那时,我也满怀欢喜地跟信徒说:“我们在大树乡麻竹园买了一块地!”之后还领着他们前来参观。不过,当时车子只能停在山门口弥勒佛的那个位置,就没有办法再上山;因为这里是一片荒地,即使是山下的路,也只不过是一条泥路,要一直行驶到砖子窑才有公路。

佛光山筹建。左起:慈惠法师、佛光山第四任住持心平和尚、本人、刘定国、林松年居士(一九六七年)

车子停下来以后,我跟信徒说:“我们可以走草丛,一起上去看看啊!”虽然我有这个热心,但一开始,信徒们可是没有这个信心的。
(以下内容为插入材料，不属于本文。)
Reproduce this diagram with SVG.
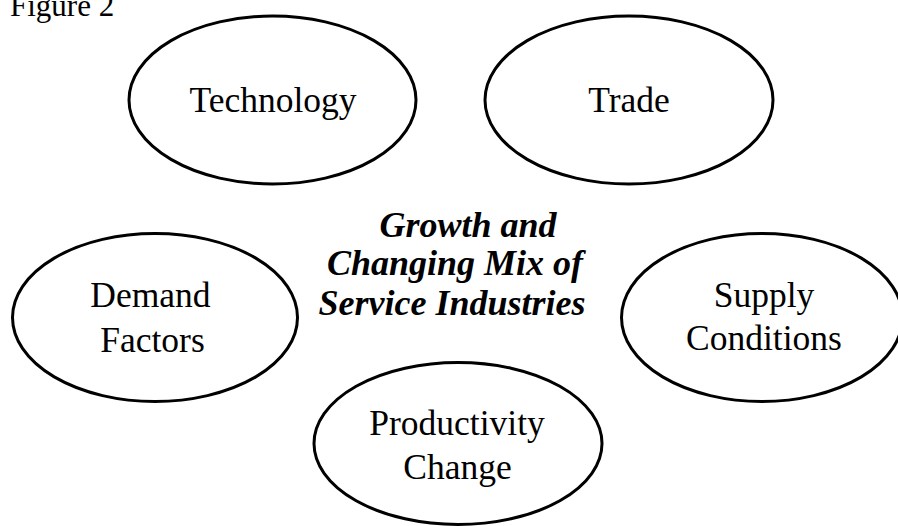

他们看看四周之后,接着有人就说了:“这个地方连鬼都不会来,买来做什么?”我听了以后,并没有和他们辩论,只是说:“各位不去看不要紧,我下去看一下。”就径自下车去了。

我一路从现在的放生池走到女众学部,再走到大悲殿后面,印象中那里有一棵树、一块石头,于是我就在那里坐了一下,觉得通身凉快。不过,想到众人还在车上等我,应该赶快下山,也没有多做停留。下山的途中,我心里想:“你们说这地方连鬼都不来,鬼不来有什么关系,佛来就好了!将来我一定把佛请来这里!”

此后,每天下午,我们都从寿山寺坐车到佛光山,慈庄法师能讲台语,就站在现在放生池的路边,询问从山下路过的老百姓:“有人要卖土地吗?我们要买土地……”其实,这许多土地并不是乡民私有的,而是政府放领之地。不过没有关系,他们可以把土地放领权让给我们。这里的老百姓也都很讲信用,把土地放领权让给我们以后,再也不计较,也没有争执,后来我们的地越买越多,就开始建起房子来了。